White Pine (Pinus strobus), an evergreen conifer, is widely distributed throughout eastern North America including all of Ohio. It was originally confined to Appalachia, New England and southern Canada at the time of European settlement and occurred primarily in northeastern Ohio.
Today, it is logged for the production of lumber, creosote-soaked telephone poles and as pulp for the production of paper. White Pine is commonly transplanted today as a landscape evergreen tree and is also sold as a cut Christmas tree. Also known as Eastern White Pine, this towering evergreen easily grows to 80 feet tall by 40 feet wide or larger under optimum conditions, with a rapid growth rate. Its shape is upright pyramidal when young but becomes irregular with maturity.
The very straight trunk of White Pine is punctuated by a whorl of lateral branches every one to two feet and from this sequential arrangement, a close approximation of the age of the tree can be determined. Simply count the number of whorls from bottom to top. As a member of the Pine Family, it is related to other Pines as well as the Firs, Larches, Spruces and Hemlocks.

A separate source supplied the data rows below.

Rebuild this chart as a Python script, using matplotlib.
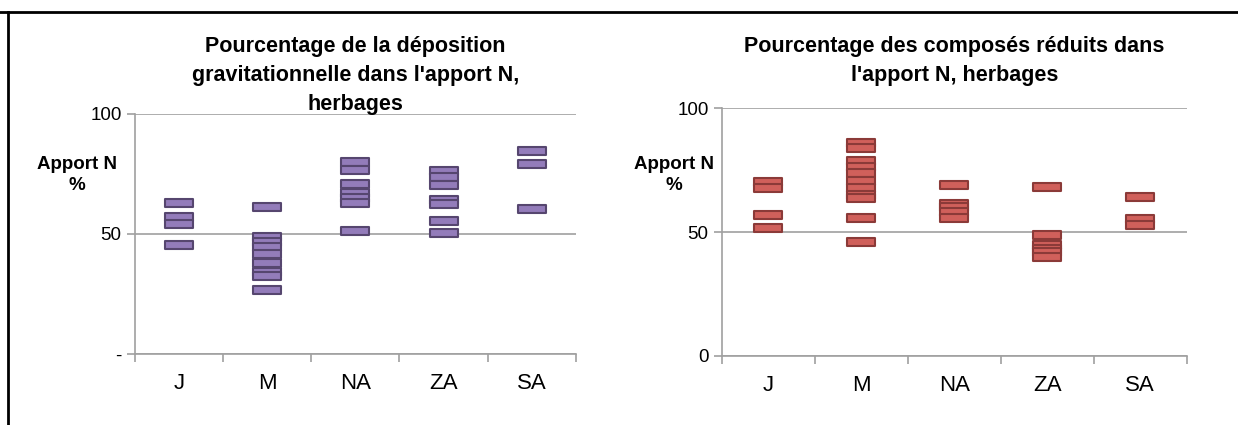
import matplotlib
matplotlib.use('Agg')
import matplotlib.pyplot as plt
from matplotlib import font_manager
from matplotlib.path import Path
from matplotlib.lines import Line2D

regions = ['J', 'M', 'NA', 'ZA', 'SA']

# % deposition gravitationnelle, herbages
grav_J = [62.8, 57.0, 54.2, 45.3]
grav_M = [61.1, 48.9, 46.8, 44.7, 41.7, 38.0, 34.3, 32.5, 26.5]
grav_NA = [80.1, 76.7, 70.7, 66.9, 64.9, 63.0, 51.4]
grav_ZA = [76.3, 73.6, 70.3, 64.2, 62.5, 55.3, 50.5]
grav_SA = [84.7, 79.2, 60.5]

# % composes reduits, herbages
red_J = [70.2, 67.7, 57.1, 51.7]
red_M = [85.8, 84.1, 78.7, 76.2, 74.0, 70.6, 67.9, 64.9, 63.6, 55.7, 46.0]
red_NA = [69.0, 61.5, 60.2, 58.0, 55.6]
red_ZA = [68.3, 48.7, 44.7, 43.3, 42.0, 39.8]
red_SA = [64.1, 55.5, 52.8]

names = {f.name for f in font_manager.fontManager.ttflist}
font = 'Liberation Sans Narrow' if 'Liberation Sans Narrow' in names else 'Liberation Sans'
plt.rcParams['font.family'] = [font, 'DejaVu Sans']

dash = Path([(-1, -0.28), (1, -0.28), (1, 0.28), (-1, 0.28), (-1, -0.28)],
            [Path.MOVETO, Path.LINETO, Path.LINETO, Path.LINETO, Path.CLOSEPOLY])

fig = plt.figure(figsize=(12.38, 4.25), dpi=100)
fig.add_artist(Line2D([0, 1], [1 - 12 / 425, 1 - 12 / 425], color='black', lw=2))
fig.add_artist(Line2D([8 / 1238, 8 / 1238], [0, 1 - 12 / 425], color='black', lw=2))


def panel(rect, groups, face, edge, title, ylabels, title_y, lab_x):
    ax = fig.add_axes(rect)
    for i, vals in enumerate(groups):
        ax.plot([i + 0.5] * len(vals), vals, ls='none', marker=dash, ms=20.5,
                mfc=face, mec=edge, mew=1.5)
    ax.set_xlim(0, 5)
    ax.set_ylim(0, 100)
    ax.set_yticks([0, 50, 100])
    ax.set_yticklabels(ylabels, fontsize=13.5)
    ax.set_xticks(range(6))
    ax.set_xticklabels([])
    ax.set_xticks([i + 0.5 for i in range(5)], minor=True)
    ax.set_xticklabels(regions, minor=True, fontsize=16)
    ax.tick_params(axis='x', which='minor', length=0, pad=14)
    ax.tick_params(axis='both', which='major', length=6, color='#a0a0a0', width=1.2)
    ax.grid(axis='y', color='#a0a0a0', lw=1.2)
    ax.set_axisbelow(True)
    for s in ['top', 'right']:
        ax.spines[s].set_visible(False)
    for s in ['left', 'bottom']:
        ax.spines[s].set_color('#a0a0a0')
        ax.spines[s].set_linewidth(1.2)
    cx = rect[0] + rect[2] / 2
    fig.text(cx, title_y, title, ha='center', va='top', fontsize=15.5,
             fontweight='bold', linespacing=1.5)
    fig.text(lab_x, 1 - 175 / 425, 'Apport N\n%', ha='center', va='center',
             fontsize=13.5, fontweight='bold', linespacing=1.3)
    return ax


panel([134.7 / 1238, 1 - 354 / 425, 441.3 / 1238, 240 / 425],
      [grav_J, grav_M, grav_NA, grav_ZA, grav_SA], '#937cba', '#56466f',
      "Pourcentage de la déposition\ngravitationnelle dans l'apport N,\nherbages",
      ['-', '50', '100'], 1 - 36 / 425, 77 / 1238)
panel([721.7 / 1238, 1 - 356 / 425, 465 / 1238, 247.7 / 425],
      [red_J, red_M, red_NA, red_ZA, red_SA], '#d0605b', '#8b3a38',
      "Pourcentage des composés réduits dans\nl'apport N, herbages",
      ['0', '50', '100'], 1 - 36 / 425, 674 / 1238)

fig.savefig('out.png', dpi=100)
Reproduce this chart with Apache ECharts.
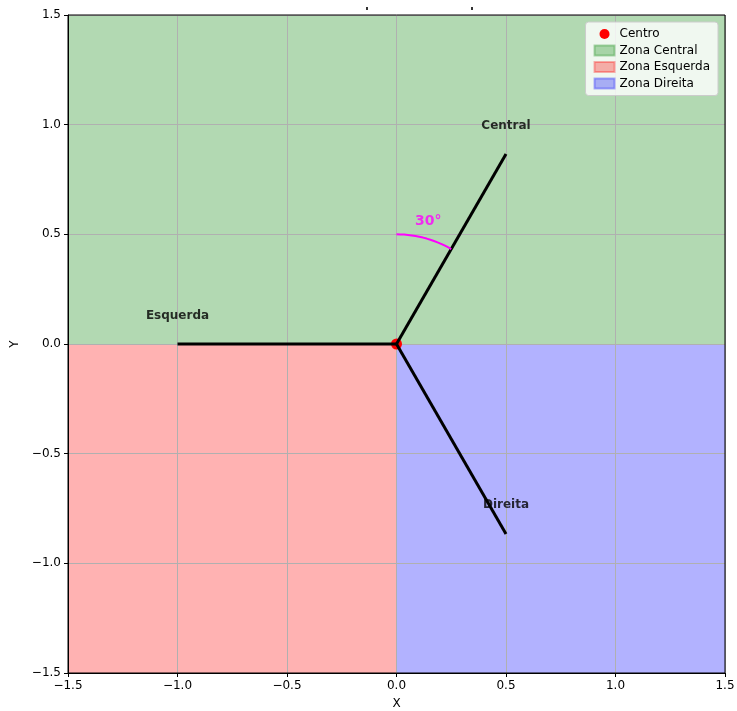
<!DOCTYPE html>
<html>
<head>
<meta charset="utf-8">
<script src="https://cdn.jsdelivr.net/npm/echarts@6/dist/echarts.min.js"></script>
<style>html,body{margin:0;padding:0;background:#fff}#c{width:737px;height:711px}</style>
</head>
<body>
<div id="c"></div>
<script>
// Axis ticks
const axisMin = -1.5, axisMax = 1.5, axisStep = 0.5;
// Zones (rectangles)
const zoneNames = ['Zona Central', 'Zona Esquerda', 'Zona Direita'];
const zoneX0 = [-1.5, -1.5, 0.0];
const zoneX1 = [1.5, 0.0, 1.5];
const zoneY0 = [0.0, -1.5, -1.5];
const zoneY1 = [1.5, 0.0, 0.0];
const zoneColors = ['rgba(0,128,0,0.3)', 'rgba(255,0,0,0.3)', 'rgba(0,0,255,0.3)'];
// Rays from center
const centerX = [0.0], centerY = [0.0];
const rayNames = ['Central', 'Esquerda', 'Direita'];
const rayEndX = [0.5, -1.0, 0.5];
const rayEndY = [0.866, 0.0, -0.866];
const rayLabelX = [0.5, -1.0, 0.5];
const rayLabelY = [0.995, 0.13, -0.735];
// Angle arc
const arcRadius = 0.5, arcStartDeg = 90, arcEndDeg = 60;
const angleLabel = ['30°'];
const angleLabelX = [0.145], angleLabelY = [0.56];

const fmt = v => (v < 0 ? '\u2212' : '') + Math.abs(v).toFixed(1);

const series = [];
zoneNames.forEach((n, i) => {
  series.push({
    name: n, type: 'custom', z: 0,
    itemStyle: { color: zoneColors[i], borderColor: zoneColors[i], borderWidth: 1 },
    data: [[zoneX0[i], zoneY0[i], zoneX1[i], zoneY1[i]]],
    renderItem: (params, api) => {
      const p0 = api.coord([api.value(0), api.value(3)]);
      const p1 = api.coord([api.value(2), api.value(1)]);
      return { type: 'rect', shape: { x: p0[0], y: p0[1], width: p1[0] - p0[0], height: p1[1] - p0[1] },
        style: { fill: zoneColors[i] } };
    }
  });
});
series.push({
  name: 'Centro', type: 'scatter', z: 3, symbol: 'circle', symbolSize: 11,
  itemStyle: { color: '#ff0000', opacity: 1 },
  data: centerX.map((x, i) => [x, centerY[i]])
});
rayNames.forEach((n, i) => {
  series.push({
    name: 'ray_' + n, type: 'line', z: 4, symbol: 'none',
    lineStyle: { color: '#000', width: 3 },
    data: [[centerX[0], centerY[0]], [rayEndX[i], rayEndY[i]]]
  });
});
// arc
const arcPts = [];
for (let k = 0; k <= 30; k++) {
  const a = (arcStartDeg + (arcEndDeg - arcStartDeg) * k / 30) * Math.PI / 180;
  arcPts.push([centerX[0] + arcRadius * Math.cos(a), centerY[0] + arcRadius * Math.sin(a)]);
}
series.push({
  name: 'arc', type: 'line', z: 4, symbol: 'none', smooth: false,
  lineStyle: { color: '#ff00ff', width: 2 }, data: arcPts
});
// labels
series.push({
  name: 'labels', type: 'scatter', z: 5, symbolSize: 0,
  data: rayNames.map((n, i) => ({ value: [rayLabelX[i], rayLabelY[i]], name: n })),
  label: { show: true, position: 'inside', formatter: p => p.name, color: '#000', fontWeight: 'bold',
    fontSize: 12, fontFamily: 'DejaVu Sans' }
});
series.push({
  name: 'angle', type: 'scatter', z: 5, symbolSize: 0,
  data: angleLabel.map((n, i) => ({ value: [angleLabelX[i], angleLabelY[i]], name: n })),
  label: { show: true, position: 'inside', formatter: p => p.name, color: '#ff00ff', fontWeight: 'bold',
    fontSize: 14, fontFamily: 'DejaVu Sans' }
});

const axisCommon = {
  type: 'value', min: axisMin, max: axisMax, interval: axisStep, z: 1,
  axisLine: { show: true, onZero: false, lineStyle: { color: '#000', width: 1 } },
  axisTick: { show: true, length: 4, lineStyle: { color: '#000' } },
  axisLabel: { formatter: fmt, color: '#000', fontSize: 12, fontFamily: 'DejaVu Sans', margin: 7 },
  splitLine: { show: true, lineStyle: { color: '#b0b0b0', width: 1 } },
  nameLocation: 'middle',
  nameTextStyle: { color: '#000', fontSize: 12, fontFamily: 'DejaVu Sans' }
};

const chart = echarts.init(document.getElementById('c'), null, { renderer: 'canvas' });
chart.setOption({
  animation: false,
  backgroundColor: '#fff',
  grid: { left: 68, right: 12, top: 15, bottom: 38, show: true, borderColor: '#000', borderWidth: 1,
    backgroundColor: 'transparent', z: 10, containLabel: false, outerBoundsMode: 'none' },
  xAxis: Object.assign({}, axisCommon, { name: 'X', nameGap: 25 }),
  yAxis: Object.assign({}, axisCommon, { name: 'Y', nameGap: 45 }),
  legend: {
    orient: 'vertical', right: 19, top: 22, padding: [6, 8, 6, 8], itemGap: 4.5,
    backgroundColor: 'rgba(255,255,255,0.8)', borderColor: '#cccccc', borderWidth: 1, borderRadius: 3,
    itemWidth: 20, itemHeight: 10,
    textStyle: { color: '#000', fontSize: 12, fontFamily: 'DejaVu Sans' },
    data: [
      { name: 'Centro', icon: 'circle' },
      { name: 'Zona Central', icon: 'rect' },
      { name: 'Zona Esquerda', icon: 'rect' },
      { name: 'Zona Direita', icon: 'rect' }
    ]
  },
  graphic: [
    { type: 'rect', shape: { x: 366, y: 7, width: 2, height: 3 }, style: { fill: '#333' } },
    { type: 'rect', shape: { x: 471, y: 7, width: 2, height: 3 }, style: { fill: '#333' } }
  ],
  series: series
});
</script>
</body>
</html>
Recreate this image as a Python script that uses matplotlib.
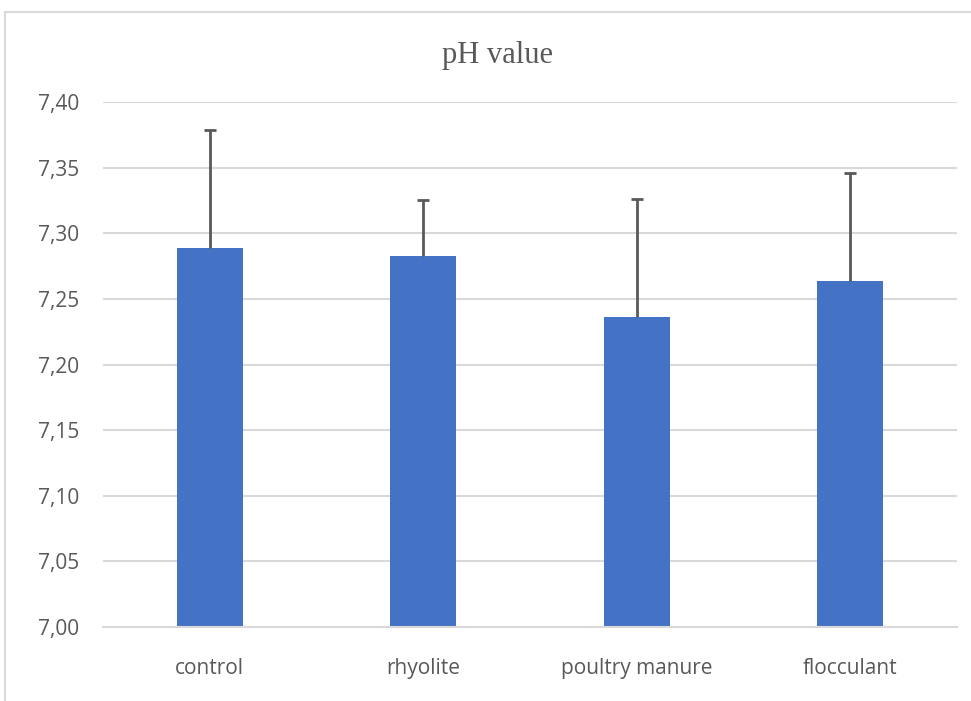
import matplotlib
matplotlib.use("Agg")
import matplotlib.pyplot as plt
from matplotlib.patches import Rectangle
import numpy as np

categories = ["control", "rhyolite", "poultry manure", "flocculant"]
values = [7.289, 7.283, 7.236, 7.264]
errors_up = [0.090, 0.042, 0.090, 0.082]
yticks = [7.00, 7.05, 7.10, 7.15, 7.20, 7.25, 7.30, 7.35, 7.40]
ytick_labels = ["7,00", "7,05", "7,10", "7,15", "7,20", "7,25", "7,30", "7,35", "7,40"]
title = "pH value"

W, H = 971, 701
fig = plt.figure(figsize=(W / 100, H / 100), dpi=100)
fig.patch.set_facecolor("white")

# outer chart border
fig.patches.append(Rectangle((5 / W, -0.01), 1.2, 1 - 12 / H + 0.01,
                             transform=fig.transFigure, fill=False,
                             edgecolor="#D9D9D9", linewidth=1.5, zorder=0))

ax = fig.add_axes([103 / W, 1 - 627 / H, (957 - 103) / W, (627 - 102) / H])
x = np.arange(len(categories))
base = 7.0
ax.bar(x, np.array(values) - base, bottom=base, width=0.31, color="#4472C4", zorder=2)
_, caps, _ = ax.errorbar(x, values, yerr=[np.zeros(len(values)), errors_up], fmt="none",
                         ecolor="#595959", elinewidth=2, capsize=4.5, capthick=2, zorder=3)
# keep only the upper cap
if len(caps) == 2:
    caps[0].set_visible(False)

ax.set_xlim(-0.5, len(categories) - 0.5)
ax.set_ylim(7.0, 7.4)
ax.set_yticks(yticks)
ax.set_yticklabels(ytick_labels)
ax.set_xticks(x)
ax.set_xticklabels(categories)
ax.grid(axis="y", color="#D9D9D9", linewidth=1.5, zorder=0)
ax.set_axisbelow(True)
for s in ["top", "right", "left"]:
    ax.spines[s].set_visible(False)
ax.spines["bottom"].set_color("#D9D9D9")
ax.spines["bottom"].set_linewidth(1.5)
ax.tick_params(axis="both", length=0, colors="#595959", labelsize=15)
ax.tick_params(axis="y", pad=17)
ax.tick_params(axis="x", pad=22)
for lab in ax.get_xticklabels() + ax.get_yticklabels():
    lab.set_fontfamily("Open Sans")
    lab.set_color("#595959")

fig.text(497 / W, 1 - 55 / H, title, ha="center", va="center",
         fontsize=22, color="#595959", fontfamily="Liberation Serif")

fig.savefig("out.png", dpi=100, facecolor="white")
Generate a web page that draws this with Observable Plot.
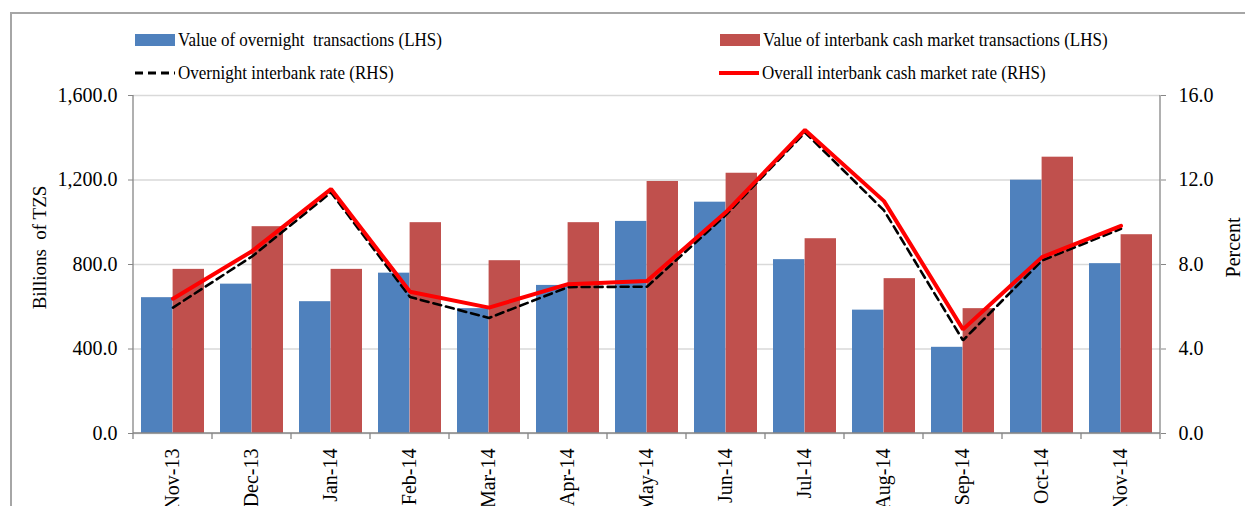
<!DOCTYPE html>
<html>
<head>
<meta charset="utf-8">
<script src="https://cdn.jsdelivr.net/npm/d3@7"></script>
<script src="https://cdn.jsdelivr.net/npm/@observablehq/plot@0.6"></script>
<style>
  html, body { margin: 0; padding: 0; background: #fff; }
  #wrap { position: relative; width: 1245px; height: 506px; overflow: hidden; font-family: "Liberation Serif", "Times New Roman", serif; }
  #frame { position: absolute; left: 10px; top: 12px; width: 1300px; height: 600px; border-top: 2px solid #a6a6a6; border-left: 2px solid #a6a6a6; pointer-events: none; }
  #legend { position: relative; height: 80px; font-size: 17px; color: #000; }
  .item { position: absolute; display: flex; align-items: center; white-space: pre; }
  .item svg { margin-right: 3px; }
  .item span { display: inline-block; transform: scaleY(1.15); }
  svg text { white-space: pre; }
</style>
</head>
<body>
<div id="wrap">
  <div id="frame"></div>
  <div id="legend"></div>
  <div id="chart"></div>
</div>
<script>
// ---- data ----
const months = ["Nov-13","Dec-13","Jan-14","Feb-14","Mar-14","Apr-14","May-14","Jun-14","Jul-14","Aug-14","Sep-14","Oct-14","Nov-14"];
const overnightValue = [643, 707, 624, 759, 591, 701, 1004, 1095, 823, 584, 408, 1199, 804];
const interbankValue = [777, 979, 777, 998, 818, 998, 1193, 1232, 922, 733, 591, 1308, 941];
const overnightRate = [5.96, 8.38, 11.41, 6.46, 5.47, 6.93, 6.95, 10.35, 14.25, 10.56, 4.41, 8.19, 9.69];
const overallRate   = [6.38, 8.63, 11.57, 6.71, 5.96, 7.07, 7.22, 10.48, 14.37, 11.00, 4.93, 8.35, 9.83];
const valueTicks = [0, 400, 800, 1200, 1600];
const rateTicks = [0, 4, 8, 12, 16];
const seriesNames = [
  "Value of overnight  transactions (LHS)",
  "Value of interbank cash market transactions (LHS)",
  "Overnight interbank rate (RHS)",
  "Overall interbank cash market rate (RHS)"
];
const leftTitle = "Billions  of TZS";
const rightTitle = "Percent";
const rateScale = 1600 / 16; // RHS 16.0 aligns with LHS 1,600.0

const table = months.map((m, i) => ({
  month: m,
  overnight: overnightValue[i],
  interbank: interbankValue[i],
  onRate: overnightRate[i],
  allRate: overallRate[i]
}));

// ---- layout ----
const W = 1245, H = 426;
const mL = 133, mR = 85, mT = 15, mB = 73;
const plotW = W - mL - mR;
const step = plotW / months.length;
const padIn = 0.2;
const bw = step * (1 - padIn);

const BLUE = "#4F81BD", RED = "#C0504D", LINE_RED = "#FF0000", AXIS = "#868686", GRID = "#d9d9d9";

// ---- legend ----
const legend = document.getElementById("legend");
function addItem(left, top, swatch, text) {
  const d = document.createElement("div");
  d.className = "item";
  d.style.left = left + "px";
  d.style.top = top + "px";
  d.innerHTML = swatch + `<span>${text}</span>`;
  legend.appendChild(d);
}
const rectSw = c => `<svg width="40" height="14"><rect x="0" y="1" width="40" height="12" fill="${c}"/></svg>`;
const dashSw = `<svg width="40" height="14"><line x1="0" x2="40" y1="7" y2="7" stroke="#000" stroke-width="3" stroke-dasharray="8,5"/></svg>`;
const lineSw = `<svg width="40" height="14"><line x1="0" x2="40" y1="7" y2="7" stroke="${LINE_RED}" stroke-width="4"/></svg>`;
addItem(135, 30, rectSw(BLUE), seriesNames[0]);
addItem(720, 30, rectSw(RED), seriesNames[1]);
addItem(135, 63, dashSw, seriesNames[2]);
addItem(719, 63, lineSw, seriesNames[3]);

// ---- custom axis lines + category boundary ticks ----
function frameMarks(index, scales, values, dims) {
  const g = d3.create("svg:g").attr("stroke", AXIS).attr("stroke-width", 1.3).attr("fill", "none");
  const x0 = dims.marginLeft, x1 = dims.width - dims.marginRight;
  const y0 = dims.marginTop, y1 = dims.height - dims.marginBottom;
  const s = (x1 - x0) / months.length;
  g.append("line").attr("x1", x0).attr("x2", x0).attr("y1", y0).attr("y2", y1);
  g.append("line").attr("x1", x1).attr("x2", x1).attr("y1", y0).attr("y2", y1);
  g.append("line").attr("x1", x0).attr("x2", x1).attr("y1", y1).attr("y2", y1);
  for (let i = 0; i <= months.length; i++) {
    g.append("line").attr("x1", x0 + i * s).attr("x2", x0 + i * s).attr("y1", y1).attr("y2", y1 + 6);
  }
  return g.node();
}

const chart = Plot.plot({
  width: W, height: H,
  marginLeft: mL, marginRight: mR, marginTop: mT, marginBottom: mB,
  style: { fontFamily: "'Liberation Serif', 'Times New Roman', serif", fontSize: "20px", color: "#000", background: "transparent", overflow: "visible" },
  x: { domain: months, paddingInner: padIn, paddingOuter: padIn / 2, label: null },
  y: { domain: [0, 1600], label: null },
  marks: [
    Plot.gridY(valueTicks, { stroke: GRID, strokeOpacity: 1, strokeWidth: 1.3 }),
    Plot.barY(table, { x: "month", y: "overnight", fill: BLUE, insetRight: bw / 2 }),
    Plot.barY(table, { x: "month", y: "interbank", fill: RED, insetLeft: bw / 2 }),
    Plot.line(table, { x: "month", y: d => d.onRate * rateScale, stroke: "#000", strokeWidth: 2.6, strokeDasharray: "8,5", strokeLinejoin: "miter" }),
    Plot.line(table, { x: "month", y: d => d.allRate * rateScale, stroke: LINE_RED, strokeWidth: 4, strokeLinejoin: "miter" }),
    frameMarks,
    Plot.axisY({ anchor: "left", ticks: valueTicks, tickFormat: d3.format(",.1f"), tickSize: 5, tickPadding: 11, stroke: AXIS, label: null }),
    Plot.axisY({ anchor: "right", ticks: rateTicks.map(r => r * rateScale), tickFormat: d => (d / rateScale).toFixed(1), tickSize: 5, tickPadding: 13, stroke: AXIS, label: null }),
    Plot.axisX({ tickSize: 0, tickRotate: -90, tickPadding: 15, label: null }),
    Plot.text([leftTitle], { text: d => d, frameAnchor: "left", textAnchor: "middle", lineAnchor: "middle", rotate: -90, dx: -94, dy: -17, fontSize: 19, fill: "#000" }),
    Plot.text([rightTitle], { text: d => d, frameAnchor: "right", textAnchor: "middle", lineAnchor: "middle", rotate: -90, dx: 73, dy: -17, fontSize: 20, fill: "#000" })
  ]
});
document.getElementById("chart").appendChild(chart);
</script>
</body>
</html>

Planting Requirements - White Pine performs best in evenly moist, rich, well-drained, acidic soils in full sun. It is often intolerant of soils that are alkaline in pH and poorly drained; therefore, the heavy clay soils of much of central and western Ohio cause it to struggle in parts of this region, while it often thrives in eastern Ohio. Its rapid growth rate allows for a quick result in terms of a harvestable timber tree, a mature landscape tree, or as a cut Christmas tree. It grows in zones 3 to 8.
Potential Problems - In spite of thriving in many natural settings, White Pine is very susceptible in urban settings to alkaline soil pH causing chlorosis, (resulting in yellowing of the needles and stunting of growth), winter salt spray, air pollution, compacted clay soils and poor water drainage.
Young transplants and saplings are also subject to deer and rabbit browsing in any setting. White Pine suffers from white pine blister rust, a fungus that attacks the inner bark. This primary disease can be controlled by removing all gooseberry and alpine currant shrubs within a quarter-mile of the tree, since they serve as alternate hosts. White Pine is also attacked by the white pine weevil, which bores into the terminal shoots and distorts the growth of the upper canopy. This primary pest may severely impact mass plantings, such as those that occur in pure forest stands, nursery plantations and Christmas tree farms.
Identifying Features - White Pine
White Pine is distinguished from all other eastern pines by the fact that its soft, thin, bluish-green needles occur in bundles of five. In addition, the sheath that wraps around the four-inch-long needles at the base of the bundle soon falls away.
Needles generally remain on the thin twigs for one and a half years, then turn yellow in the interior canopy and fall in autumn. The combination of new shoot and needle growth on all pines in spring is collectively termed "candles."
The pollen-bearing staminate (male) yellow flowers of White Pine emerge with the new shoots (candles) in mid-spring and fertilize the nearby pistillate (female) flowers that become immature pinkish cones. White Pine is a monoecious species, like all Pines.
By summer, the light green fruits (or cones) of White Pine show characteristic splotches of silvery-white that dapple their surfaces. With maturity, the six-inch-long fruits become slightly curved, their scales reflex to release the hidden seeds and the brown cones eventually fall to the ground. The slender cones of White Pine do not have prickles on the backside of their scales, as many pines do.
White Pine is distinctive as it reaches middle age, as its whorled branches and the spaces between them create a layered visual sight. With time, the top of the canopy becomes flat-topped or scalloped and the middle of the canopy grows wider.
The gray-green bark of White Pine remains relatively smooth for a number of years until it finally begins to develop furrows and ridges that are dark gray to dark brown. Sap drippings from the bark are often a common sight and turn white upon exposure to air.